Le président de la commission des Finances, le député Moshe Gafni (Yahadout HaTorah), a ajouté : « D’après ce que je comprends de la formulation de la loi, [l’interdiction de communiquer avec l’UNRWA] s’applique également aux banques. La loi le stipule explicitement. Je ne suis pas d’accord avec le fait que la Banque d’Israël ne devrait pas être impliquée dans cette affaire ».

Un autre aspect important lié à la mise en œuvre de la loi cette semaine n’a pas été discuté lundi. L’UNRWA fournit des services essentiels aux résidents palestiniens de Jérusalem-Est, une zone qui relève de la juridiction de la municipalité de Jérusalem. À partir de jeudi, on ne sait pas qui remplacera l’UNRWA dans la gestion des écoles et la fourniture de services supplémentaires à Jérusalem-Est. Pour l’instant, la municipalité de Jérusalem n’est pas prête à faire face à la situation.

Des barbelés recouvrent les murs entourant le bureau local de l’UNRWA (Office de secours et de travaux des Nations unies) en Cisjordanie, à Jérusalem, le 29 octobre 2024. (Photo par AHMAD GHARABLI / AFP)

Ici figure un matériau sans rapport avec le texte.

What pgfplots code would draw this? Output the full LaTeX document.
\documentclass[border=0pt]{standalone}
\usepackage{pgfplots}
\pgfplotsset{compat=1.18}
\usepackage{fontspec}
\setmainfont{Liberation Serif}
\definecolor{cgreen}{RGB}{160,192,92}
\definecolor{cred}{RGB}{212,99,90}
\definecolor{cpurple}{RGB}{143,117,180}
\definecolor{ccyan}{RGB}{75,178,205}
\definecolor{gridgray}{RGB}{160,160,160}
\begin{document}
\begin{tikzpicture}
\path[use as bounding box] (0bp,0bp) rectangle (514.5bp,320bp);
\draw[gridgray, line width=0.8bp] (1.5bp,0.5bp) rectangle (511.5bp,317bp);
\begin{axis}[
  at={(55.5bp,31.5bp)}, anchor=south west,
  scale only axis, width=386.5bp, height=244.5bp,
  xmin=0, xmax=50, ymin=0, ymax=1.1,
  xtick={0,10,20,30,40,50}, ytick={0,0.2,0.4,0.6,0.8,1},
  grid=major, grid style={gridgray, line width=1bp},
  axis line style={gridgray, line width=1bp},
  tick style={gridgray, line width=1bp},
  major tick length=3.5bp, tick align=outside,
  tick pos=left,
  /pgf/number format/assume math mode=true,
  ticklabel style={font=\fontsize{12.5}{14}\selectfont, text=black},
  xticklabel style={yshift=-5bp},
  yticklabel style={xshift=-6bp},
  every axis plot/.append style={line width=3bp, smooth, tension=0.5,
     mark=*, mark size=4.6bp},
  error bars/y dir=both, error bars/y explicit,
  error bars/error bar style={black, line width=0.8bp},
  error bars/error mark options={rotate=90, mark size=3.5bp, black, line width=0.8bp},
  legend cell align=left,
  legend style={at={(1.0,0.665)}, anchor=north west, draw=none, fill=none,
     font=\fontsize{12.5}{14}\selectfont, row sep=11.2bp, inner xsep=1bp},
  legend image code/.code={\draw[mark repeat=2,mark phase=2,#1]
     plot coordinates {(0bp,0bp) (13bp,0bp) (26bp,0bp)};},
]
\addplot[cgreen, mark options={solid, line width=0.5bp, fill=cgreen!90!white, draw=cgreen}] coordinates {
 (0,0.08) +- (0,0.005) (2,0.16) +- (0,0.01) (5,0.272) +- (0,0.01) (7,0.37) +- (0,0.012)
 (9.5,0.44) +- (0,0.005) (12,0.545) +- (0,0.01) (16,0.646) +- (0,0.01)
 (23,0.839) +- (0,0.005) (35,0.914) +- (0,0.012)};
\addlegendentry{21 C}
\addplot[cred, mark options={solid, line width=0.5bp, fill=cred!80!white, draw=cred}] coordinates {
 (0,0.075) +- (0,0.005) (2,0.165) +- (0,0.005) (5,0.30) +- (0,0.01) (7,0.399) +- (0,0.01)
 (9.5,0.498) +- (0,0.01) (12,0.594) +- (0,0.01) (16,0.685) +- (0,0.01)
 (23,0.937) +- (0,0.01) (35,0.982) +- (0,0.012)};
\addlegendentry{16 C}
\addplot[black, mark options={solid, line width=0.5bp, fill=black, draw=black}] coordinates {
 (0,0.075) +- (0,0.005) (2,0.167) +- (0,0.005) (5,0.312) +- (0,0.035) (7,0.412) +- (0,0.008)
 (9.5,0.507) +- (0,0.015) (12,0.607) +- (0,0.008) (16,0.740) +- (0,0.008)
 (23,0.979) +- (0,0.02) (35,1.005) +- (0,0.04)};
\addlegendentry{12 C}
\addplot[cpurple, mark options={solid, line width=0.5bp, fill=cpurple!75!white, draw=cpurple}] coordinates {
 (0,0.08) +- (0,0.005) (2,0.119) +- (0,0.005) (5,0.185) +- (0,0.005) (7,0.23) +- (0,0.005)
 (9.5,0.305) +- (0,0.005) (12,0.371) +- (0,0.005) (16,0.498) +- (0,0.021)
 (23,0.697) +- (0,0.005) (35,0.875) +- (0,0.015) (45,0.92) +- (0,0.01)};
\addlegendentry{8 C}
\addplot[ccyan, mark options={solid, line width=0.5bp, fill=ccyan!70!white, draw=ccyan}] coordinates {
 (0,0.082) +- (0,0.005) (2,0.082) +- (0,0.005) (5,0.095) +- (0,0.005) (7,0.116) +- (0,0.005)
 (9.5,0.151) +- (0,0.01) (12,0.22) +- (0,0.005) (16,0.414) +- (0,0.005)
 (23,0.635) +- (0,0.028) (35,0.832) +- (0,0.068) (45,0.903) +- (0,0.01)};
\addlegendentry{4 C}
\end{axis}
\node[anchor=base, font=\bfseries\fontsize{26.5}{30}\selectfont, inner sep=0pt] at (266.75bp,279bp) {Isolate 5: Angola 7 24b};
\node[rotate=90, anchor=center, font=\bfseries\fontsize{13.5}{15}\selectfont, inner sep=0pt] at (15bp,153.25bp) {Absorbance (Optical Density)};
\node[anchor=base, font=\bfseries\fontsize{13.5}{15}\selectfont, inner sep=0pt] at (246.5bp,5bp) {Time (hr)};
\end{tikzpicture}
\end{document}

Pendant de nombreux mois, Israël s’est abstenu de proposer une alternative ou une solution pour combler le vide laissé par le départ de l’UNRWA de Jérusalem-Est.

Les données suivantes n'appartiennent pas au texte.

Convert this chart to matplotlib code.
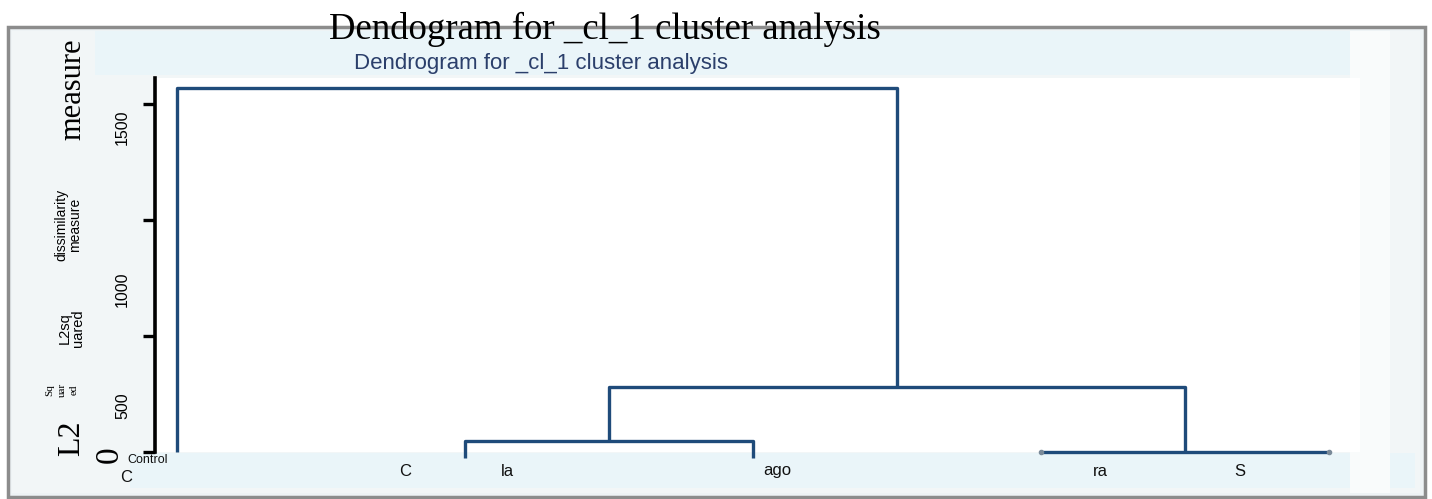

En outre, si l’UNRWA n’est pas tenu de cesser ses activités en Cisjordanie, puisque cette région n’est pas sous souveraineté israélienne, la fermeture des comptes bancaires de l’organisation en Israël et l’interdiction de tout contact avec elle peuvent entraver sa capacité à poursuivre ses activités dans cette région également.

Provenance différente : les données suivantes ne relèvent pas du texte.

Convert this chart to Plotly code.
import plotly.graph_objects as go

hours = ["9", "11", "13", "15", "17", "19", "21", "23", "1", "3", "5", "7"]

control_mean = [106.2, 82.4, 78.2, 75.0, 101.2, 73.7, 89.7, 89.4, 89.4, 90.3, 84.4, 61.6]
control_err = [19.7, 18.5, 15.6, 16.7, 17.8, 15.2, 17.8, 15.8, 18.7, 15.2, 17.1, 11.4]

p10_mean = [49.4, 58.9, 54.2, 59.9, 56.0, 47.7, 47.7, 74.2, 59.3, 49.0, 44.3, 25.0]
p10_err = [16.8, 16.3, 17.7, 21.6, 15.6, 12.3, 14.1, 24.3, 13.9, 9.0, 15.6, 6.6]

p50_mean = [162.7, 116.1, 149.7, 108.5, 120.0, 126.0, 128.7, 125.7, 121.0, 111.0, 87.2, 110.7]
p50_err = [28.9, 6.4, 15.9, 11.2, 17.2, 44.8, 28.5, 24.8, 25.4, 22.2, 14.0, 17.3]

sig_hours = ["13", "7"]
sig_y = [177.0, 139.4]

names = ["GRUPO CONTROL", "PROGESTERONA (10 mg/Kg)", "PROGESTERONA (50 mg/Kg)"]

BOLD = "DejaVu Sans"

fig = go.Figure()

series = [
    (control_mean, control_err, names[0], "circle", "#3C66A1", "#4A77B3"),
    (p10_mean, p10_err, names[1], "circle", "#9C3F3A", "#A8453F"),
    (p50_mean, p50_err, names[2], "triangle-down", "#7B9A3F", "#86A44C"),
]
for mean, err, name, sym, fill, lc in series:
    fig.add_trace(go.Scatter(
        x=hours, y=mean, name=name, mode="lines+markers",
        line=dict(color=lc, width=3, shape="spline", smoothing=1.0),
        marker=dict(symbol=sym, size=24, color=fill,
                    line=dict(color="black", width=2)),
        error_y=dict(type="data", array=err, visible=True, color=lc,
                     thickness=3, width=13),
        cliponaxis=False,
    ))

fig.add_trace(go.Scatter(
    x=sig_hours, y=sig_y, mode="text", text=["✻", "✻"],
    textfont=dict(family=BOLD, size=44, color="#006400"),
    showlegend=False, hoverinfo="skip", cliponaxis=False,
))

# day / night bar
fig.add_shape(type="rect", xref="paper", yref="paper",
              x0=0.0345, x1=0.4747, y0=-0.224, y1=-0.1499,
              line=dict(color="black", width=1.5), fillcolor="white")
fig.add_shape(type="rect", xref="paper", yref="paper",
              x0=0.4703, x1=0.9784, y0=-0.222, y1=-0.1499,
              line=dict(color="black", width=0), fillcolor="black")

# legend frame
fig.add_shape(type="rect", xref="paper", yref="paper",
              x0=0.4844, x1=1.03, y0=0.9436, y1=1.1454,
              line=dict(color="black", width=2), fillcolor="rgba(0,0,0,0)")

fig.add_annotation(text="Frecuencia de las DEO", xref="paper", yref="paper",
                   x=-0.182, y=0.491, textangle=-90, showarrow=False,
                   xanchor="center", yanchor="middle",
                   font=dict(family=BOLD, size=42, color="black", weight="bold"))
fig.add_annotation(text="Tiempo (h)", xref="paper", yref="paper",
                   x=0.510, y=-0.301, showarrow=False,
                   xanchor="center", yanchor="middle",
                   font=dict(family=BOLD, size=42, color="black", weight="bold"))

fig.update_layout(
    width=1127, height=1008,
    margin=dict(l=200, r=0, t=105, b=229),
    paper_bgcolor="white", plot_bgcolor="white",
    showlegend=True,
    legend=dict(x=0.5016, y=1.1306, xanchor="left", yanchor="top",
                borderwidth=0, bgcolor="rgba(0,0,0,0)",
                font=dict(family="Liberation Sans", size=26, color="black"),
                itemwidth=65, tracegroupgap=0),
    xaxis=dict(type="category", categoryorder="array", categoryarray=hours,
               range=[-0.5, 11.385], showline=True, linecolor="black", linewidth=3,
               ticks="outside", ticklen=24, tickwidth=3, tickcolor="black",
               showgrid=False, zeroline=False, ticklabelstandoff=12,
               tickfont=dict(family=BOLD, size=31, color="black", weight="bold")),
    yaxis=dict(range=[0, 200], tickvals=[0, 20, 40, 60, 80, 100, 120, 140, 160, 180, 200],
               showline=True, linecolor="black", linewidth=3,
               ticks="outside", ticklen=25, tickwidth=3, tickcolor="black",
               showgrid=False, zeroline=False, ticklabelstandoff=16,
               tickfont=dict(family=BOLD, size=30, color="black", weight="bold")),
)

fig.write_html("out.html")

En ce qui concerne les activités de l’UNRWA à Gaza, Israël n’a pas non plus proposé d’alternative et la détérioration des relations entre Israël et les Nations unies empêche l’organisation internationale de combler le vide ainsi créé. Par conséquent, l’arrêt des opérations de l’UNRWA à Gaza pourrait renforcer le Hamas, car il serait le seul groupe responsable de la distribution de l’aide humanitaire dans la région.